Aim of the exercise
Each line of the listing must be transcribed exactly, except for the images, which should be excluded.

Stored data
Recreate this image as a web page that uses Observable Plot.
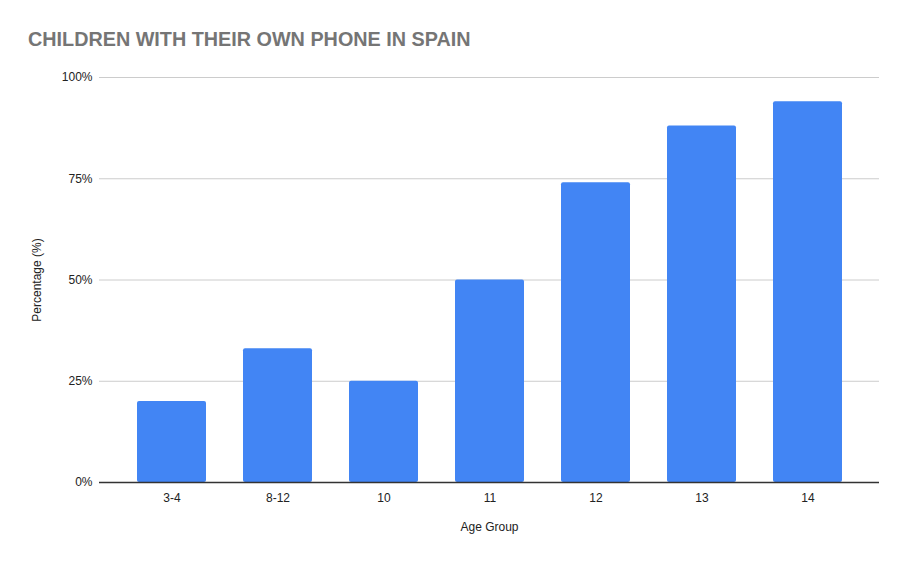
<!DOCTYPE html>
<html>
<head>
<meta charset="utf-8">
<script src="https://cdn.jsdelivr.net/npm/d3@7"></script>
<script src="https://cdn.jsdelivr.net/npm/@observablehq/plot@0.6"></script>
<style>
  html, body { margin: 0; padding: 0; background: #fff; }
  #wrap { position: relative; width: 908px; height: 563px; font-family: "Liberation Sans", Arial, sans-serif; }
  #title { position: absolute; left: 28px; top: 28px; font-size: 19.8px; font-weight: bold; color: #757575; white-space: nowrap; }
  #chart { position: absolute; left: 0; top: 0; }
</style>
</head>
<body>
<div id="wrap">
  <div id="chart"></div>
  <div id="title">CHILDREN WITH THEIR OWN PHONE IN SPAIN</div>
</div>
<script>
const ageGroups = ["3-4", "8-12", "10", "11", "12", "13", "14"];
const percentages = [20, 33, 25, 50, 74, 88, 94];
const yTicks = [0, 25, 50, 75, 100];

const data = ageGroups.map((g, i) => ({group: g, value: percentages[i]}));

const chart = Plot.plot({
  width: 908,
  height: 563,
  marginTop: 77,
  marginBottom: 81,
  marginLeft: 99,
  marginRight: 29,
  style: {fontFamily: "'Liberation Sans', Arial, sans-serif", fontSize: "12px", color: "#222", background: "white"},
  x: {domain: ageGroups, padding: 0.35, label: "Age Group", labelAnchor: "center", labelOffset: 48, labelArrow: false},
  y: {domain: [0, 100], label: "Percentage (%)", labelAnchor: "center", labelOffset: 67, labelArrow: false},
  marks: [
    Plot.gridY(yTicks, {stroke: "#cccccc", strokeOpacity: 1}),
    Plot.barY(data, {x: "group", y: "value", fill: "#4285F4", rx: 2}),
    Plot.ruleY([0], {stroke: "#333333", strokeWidth: 1.5}),
    Plot.axisY(yTicks, {tickSize: 0, tickPadding: 7, tickFormat: d => d + "%", label: "Percentage (%)", labelAnchor: "center", labelOffset: 67, labelArrow: false, fill: "#222"}),
    Plot.axisX({tickSize: 0, tickPadding: 11, label: "Age Group", labelAnchor: "center", labelOffset: 48, labelArrow: false, fill: "#222"})
  ]
});
document.getElementById("chart").appendChild(chart);
</script>
</body>
</html>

Finished task
Recreate this image as a web page that uses Observable Plot.
<!DOCTYPE html>
<html>
<head>
<meta charset="utf-8">
<script src="https://cdn.jsdelivr.net/npm/d3@7"></script>
<script src="https://cdn.jsdelivr.net/npm/@observablehq/plot@0.6"></script>
<style>
  html, body { margin: 0; padding: 0; background: #fff; }
  #wrap { position: relative; width: 908px; height: 563px; font-family: "Liberation Sans", Arial, sans-serif; }
  #title { position: absolute; left: 28px; top: 28px; font-size: 19.8px; font-weight: bold; color: #757575; white-space: nowrap; }
  #chart { position: absolute; left: 0; top: 0; }
</style>
</head>
<body>
<div id="wrap">
  <div id="chart"></div>
  <div id="title">CHILDREN WITH THEIR OWN PHONE IN SPAIN</div>
</div>
<script>
const ageGroups = ["3-4", "8-12", "10", "11", "12", "13", "14"];
const percentages = [20, 33, 25, 50, 74, 88, 94];
const yTicks = [0, 25, 50, 75, 100];

const data = ageGroups.map((g, i) => ({group: g, value: percentages[i]}));

const chart = Plot.plot({
  width: 908,
  height: 563,
  marginTop: 77,
  marginBottom: 81,
  marginLeft: 99,
  marginRight: 29,
  style: {fontFamily: "'Liberation Sans', Arial, sans-serif", fontSize: "12px", color: "#222", background: "white"},
  x: {domain: ageGroups, padding: 0.35, label: "Age Group", labelAnchor: "center", labelOffset: 48, labelArrow: false},
  y: {domain: [0, 100], label: "Percentage (%)", labelAnchor: "center", labelOffset: 67, labelArrow: false},
  marks: [
    Plot.gridY(yTicks, {stroke: "#cccccc", strokeOpacity: 1}),
    Plot.barY(data, {x: "group", y: "value", fill: "#4285F4", rx: 2}),
    Plot.ruleY([0], {stroke: "#333333", strokeWidth: 1.5}),
    Plot.axisY(yTicks, {tickSize: 0, tickPadding: 7, tickFormat: d => d + "%", label: "Percentage (%)", labelAnchor: "center", labelOffset: 67, labelArrow: false, fill: "#222"}),
    Plot.axisX({tickSize: 0, tickPadding: 11, label: "Age Group", labelAnchor: "center", labelOffset: 48, labelArrow: false, fill: "#222"})
  ]
});
document.getElementById("chart").appendChild(chart);
</script>
</body>
</html>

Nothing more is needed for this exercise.